▶ Instruction
Return the listing below unchanged, minus its pictures.

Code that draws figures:
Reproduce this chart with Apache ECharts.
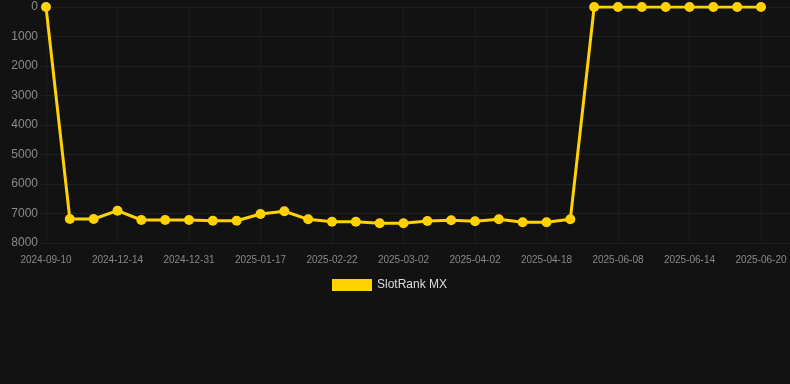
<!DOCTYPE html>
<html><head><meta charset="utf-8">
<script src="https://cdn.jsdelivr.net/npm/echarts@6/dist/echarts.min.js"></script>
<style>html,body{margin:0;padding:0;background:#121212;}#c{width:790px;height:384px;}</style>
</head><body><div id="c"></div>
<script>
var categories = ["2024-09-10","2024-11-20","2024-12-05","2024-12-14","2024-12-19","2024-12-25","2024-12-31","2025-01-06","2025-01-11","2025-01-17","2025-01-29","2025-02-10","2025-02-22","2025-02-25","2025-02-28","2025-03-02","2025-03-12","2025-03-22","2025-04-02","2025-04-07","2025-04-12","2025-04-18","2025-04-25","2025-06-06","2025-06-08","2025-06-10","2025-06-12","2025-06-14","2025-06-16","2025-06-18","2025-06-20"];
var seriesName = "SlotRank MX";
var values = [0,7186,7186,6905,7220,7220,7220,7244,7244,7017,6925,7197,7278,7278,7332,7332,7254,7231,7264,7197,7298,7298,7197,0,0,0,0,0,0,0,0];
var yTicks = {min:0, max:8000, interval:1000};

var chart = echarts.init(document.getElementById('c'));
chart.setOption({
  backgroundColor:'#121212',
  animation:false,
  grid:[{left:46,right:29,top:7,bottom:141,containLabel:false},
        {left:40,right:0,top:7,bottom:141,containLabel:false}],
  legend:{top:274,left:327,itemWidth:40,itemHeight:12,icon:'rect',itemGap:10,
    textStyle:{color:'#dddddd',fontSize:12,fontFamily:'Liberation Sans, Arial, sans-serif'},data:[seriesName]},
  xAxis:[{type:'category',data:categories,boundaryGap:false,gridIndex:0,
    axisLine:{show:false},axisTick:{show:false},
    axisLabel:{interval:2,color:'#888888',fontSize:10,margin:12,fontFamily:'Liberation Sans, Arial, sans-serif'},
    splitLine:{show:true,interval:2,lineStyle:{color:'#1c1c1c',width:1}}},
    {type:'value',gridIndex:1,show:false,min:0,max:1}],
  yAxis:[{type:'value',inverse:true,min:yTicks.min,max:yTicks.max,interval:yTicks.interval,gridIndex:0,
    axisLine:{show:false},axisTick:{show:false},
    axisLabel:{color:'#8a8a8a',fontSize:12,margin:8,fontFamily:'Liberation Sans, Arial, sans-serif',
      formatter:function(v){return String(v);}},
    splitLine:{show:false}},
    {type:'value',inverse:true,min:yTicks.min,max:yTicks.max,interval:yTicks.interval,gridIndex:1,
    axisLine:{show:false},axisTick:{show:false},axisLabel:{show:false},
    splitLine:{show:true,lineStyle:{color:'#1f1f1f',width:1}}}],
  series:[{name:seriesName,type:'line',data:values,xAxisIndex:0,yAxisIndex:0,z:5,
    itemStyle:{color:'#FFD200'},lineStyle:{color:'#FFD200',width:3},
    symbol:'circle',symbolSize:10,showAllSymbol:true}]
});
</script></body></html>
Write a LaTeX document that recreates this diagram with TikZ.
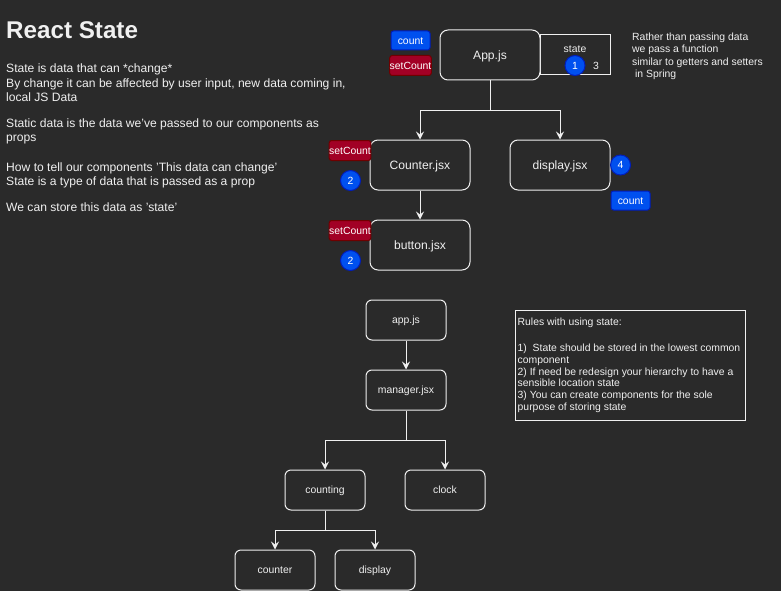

▶ Output for this exercise
Reproduce this chart with Apache ECharts.
<!DOCTYPE html>
<html><head><meta charset="utf-8">
<script src="https://cdn.jsdelivr.net/npm/echarts@6/dist/echarts.min.js"></script>
<style>html,body{margin:0;padding:0;background:#121212;}#c{width:790px;height:384px;}</style>
</head><body><div id="c"></div>
<script>
var categories = ["2024-09-10","2024-11-20","2024-12-05","2024-12-14","2024-12-19","2024-12-25","2024-12-31","2025-01-06","2025-01-11","2025-01-17","2025-01-29","2025-02-10","2025-02-22","2025-02-25","2025-02-28","2025-03-02","2025-03-12","2025-03-22","2025-04-02","2025-04-07","2025-04-12","2025-04-18","2025-04-25","2025-06-06","2025-06-08","2025-06-10","2025-06-12","2025-06-14","2025-06-16","2025-06-18","2025-06-20"];
var seriesName = "SlotRank MX";
var values = [0,7186,7186,6905,7220,7220,7220,7244,7244,7017,6925,7197,7278,7278,7332,7332,7254,7231,7264,7197,7298,7298,7197,0,0,0,0,0,0,0,0];
var yTicks = {min:0, max:8000, interval:1000};

var chart = echarts.init(document.getElementById('c'));
chart.setOption({
  backgroundColor:'#121212',
  animation:false,
  grid:[{left:46,right:29,top:7,bottom:141,containLabel:false},
        {left:40,right:0,top:7,bottom:141,containLabel:false}],
  legend:{top:274,left:327,itemWidth:40,itemHeight:12,icon:'rect',itemGap:10,
    textStyle:{color:'#dddddd',fontSize:12,fontFamily:'Liberation Sans, Arial, sans-serif'},data:[seriesName]},
  xAxis:[{type:'category',data:categories,boundaryGap:false,gridIndex:0,
    axisLine:{show:false},axisTick:{show:false},
    axisLabel:{interval:2,color:'#888888',fontSize:10,margin:12,fontFamily:'Liberation Sans, Arial, sans-serif'},
    splitLine:{show:true,interval:2,lineStyle:{color:'#1c1c1c',width:1}}},
    {type:'value',gridIndex:1,show:false,min:0,max:1}],
  yAxis:[{type:'value',inverse:true,min:yTicks.min,max:yTicks.max,interval:yTicks.interval,gridIndex:0,
    axisLine:{show:false},axisTick:{show:false},
    axisLabel:{color:'#8a8a8a',fontSize:12,margin:8,fontFamily:'Liberation Sans, Arial, sans-serif',
      formatter:function(v){return String(v);}},
    splitLine:{show:false}},
    {type:'value',inverse:true,min:yTicks.min,max:yTicks.max,interval:yTicks.interval,gridIndex:1,
    axisLine:{show:false},axisTick:{show:false},axisLabel:{show:false},
    splitLine:{show:true,lineStyle:{color:'#1f1f1f',width:1}}}],
  series:[{name:seriesName,type:'line',data:values,xAxisIndex:0,yAxisIndex:0,z:5,
    itemStyle:{color:'#FFD200'},lineStyle:{color:'#FFD200',width:3},
    symbol:'circle',symbolSize:10,showAllSymbol:true}]
});
</script></body></html>
Write a LaTeX document that recreates this diagram with TikZ.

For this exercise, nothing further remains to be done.